_DATA EXTRACT_:
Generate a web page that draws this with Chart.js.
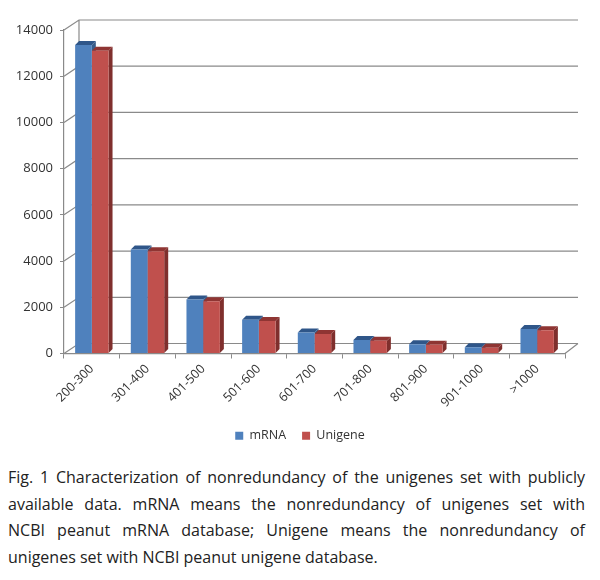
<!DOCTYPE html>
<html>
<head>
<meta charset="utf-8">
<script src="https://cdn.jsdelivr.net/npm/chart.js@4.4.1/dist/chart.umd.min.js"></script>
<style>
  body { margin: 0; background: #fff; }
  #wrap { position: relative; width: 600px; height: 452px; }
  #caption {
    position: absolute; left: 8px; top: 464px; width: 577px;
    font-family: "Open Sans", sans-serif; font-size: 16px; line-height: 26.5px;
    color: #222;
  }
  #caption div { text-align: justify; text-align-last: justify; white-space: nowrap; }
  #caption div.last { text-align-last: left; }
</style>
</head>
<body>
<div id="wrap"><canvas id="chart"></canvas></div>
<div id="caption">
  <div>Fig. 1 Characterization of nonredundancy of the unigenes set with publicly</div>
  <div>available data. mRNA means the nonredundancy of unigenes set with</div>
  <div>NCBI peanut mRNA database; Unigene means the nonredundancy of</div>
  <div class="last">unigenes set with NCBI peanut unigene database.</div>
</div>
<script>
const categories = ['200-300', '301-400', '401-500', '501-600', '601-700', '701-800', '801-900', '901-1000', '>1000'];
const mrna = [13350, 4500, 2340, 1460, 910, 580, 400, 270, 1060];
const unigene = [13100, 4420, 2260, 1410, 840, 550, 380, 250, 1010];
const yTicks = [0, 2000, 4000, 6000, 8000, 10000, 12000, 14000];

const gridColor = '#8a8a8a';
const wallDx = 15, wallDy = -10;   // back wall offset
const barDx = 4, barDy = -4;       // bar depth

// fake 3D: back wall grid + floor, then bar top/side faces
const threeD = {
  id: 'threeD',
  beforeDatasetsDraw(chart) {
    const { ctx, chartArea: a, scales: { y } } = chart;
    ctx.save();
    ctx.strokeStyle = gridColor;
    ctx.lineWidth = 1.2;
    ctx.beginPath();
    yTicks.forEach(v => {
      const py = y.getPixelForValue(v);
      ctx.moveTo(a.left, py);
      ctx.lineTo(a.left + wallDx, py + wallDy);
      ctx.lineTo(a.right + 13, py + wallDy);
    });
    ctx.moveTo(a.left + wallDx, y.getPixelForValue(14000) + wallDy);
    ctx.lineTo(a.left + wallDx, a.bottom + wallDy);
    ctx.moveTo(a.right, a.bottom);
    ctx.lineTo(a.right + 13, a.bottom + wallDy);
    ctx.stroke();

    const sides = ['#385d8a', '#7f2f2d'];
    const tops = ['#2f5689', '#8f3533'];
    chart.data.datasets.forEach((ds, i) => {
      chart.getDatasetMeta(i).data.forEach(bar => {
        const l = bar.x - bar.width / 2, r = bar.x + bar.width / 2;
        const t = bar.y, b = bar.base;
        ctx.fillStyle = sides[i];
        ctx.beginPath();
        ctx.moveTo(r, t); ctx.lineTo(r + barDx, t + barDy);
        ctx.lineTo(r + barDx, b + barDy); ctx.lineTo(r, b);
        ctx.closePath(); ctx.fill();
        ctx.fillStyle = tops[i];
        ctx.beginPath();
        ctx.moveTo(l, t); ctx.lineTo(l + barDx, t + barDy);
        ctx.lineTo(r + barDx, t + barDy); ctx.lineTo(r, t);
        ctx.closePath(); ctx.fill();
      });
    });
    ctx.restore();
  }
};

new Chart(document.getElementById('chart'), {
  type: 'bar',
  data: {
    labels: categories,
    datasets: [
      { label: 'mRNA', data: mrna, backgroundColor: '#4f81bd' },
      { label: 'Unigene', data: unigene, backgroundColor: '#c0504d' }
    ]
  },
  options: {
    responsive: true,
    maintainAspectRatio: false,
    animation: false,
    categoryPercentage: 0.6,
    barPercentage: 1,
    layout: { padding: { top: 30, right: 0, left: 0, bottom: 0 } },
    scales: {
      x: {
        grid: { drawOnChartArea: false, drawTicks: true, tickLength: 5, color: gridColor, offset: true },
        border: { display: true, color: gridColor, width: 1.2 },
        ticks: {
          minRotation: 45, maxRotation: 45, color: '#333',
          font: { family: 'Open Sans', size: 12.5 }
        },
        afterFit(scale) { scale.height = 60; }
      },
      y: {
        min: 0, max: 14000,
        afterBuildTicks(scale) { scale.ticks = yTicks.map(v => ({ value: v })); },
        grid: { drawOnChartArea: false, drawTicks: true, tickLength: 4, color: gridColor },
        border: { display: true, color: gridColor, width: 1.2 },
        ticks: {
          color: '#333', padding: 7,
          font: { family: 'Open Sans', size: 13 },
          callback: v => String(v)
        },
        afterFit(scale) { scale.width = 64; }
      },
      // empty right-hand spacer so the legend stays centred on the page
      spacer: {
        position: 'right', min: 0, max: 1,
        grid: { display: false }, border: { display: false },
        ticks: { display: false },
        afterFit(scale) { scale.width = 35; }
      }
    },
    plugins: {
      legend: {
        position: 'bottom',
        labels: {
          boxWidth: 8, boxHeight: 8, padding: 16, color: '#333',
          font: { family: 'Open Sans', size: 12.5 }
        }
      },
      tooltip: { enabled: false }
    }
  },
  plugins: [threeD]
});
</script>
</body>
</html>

_WORK TO DO_: Report how many lines contain "with". Give nothing but the number.

_SOLUTION_: 4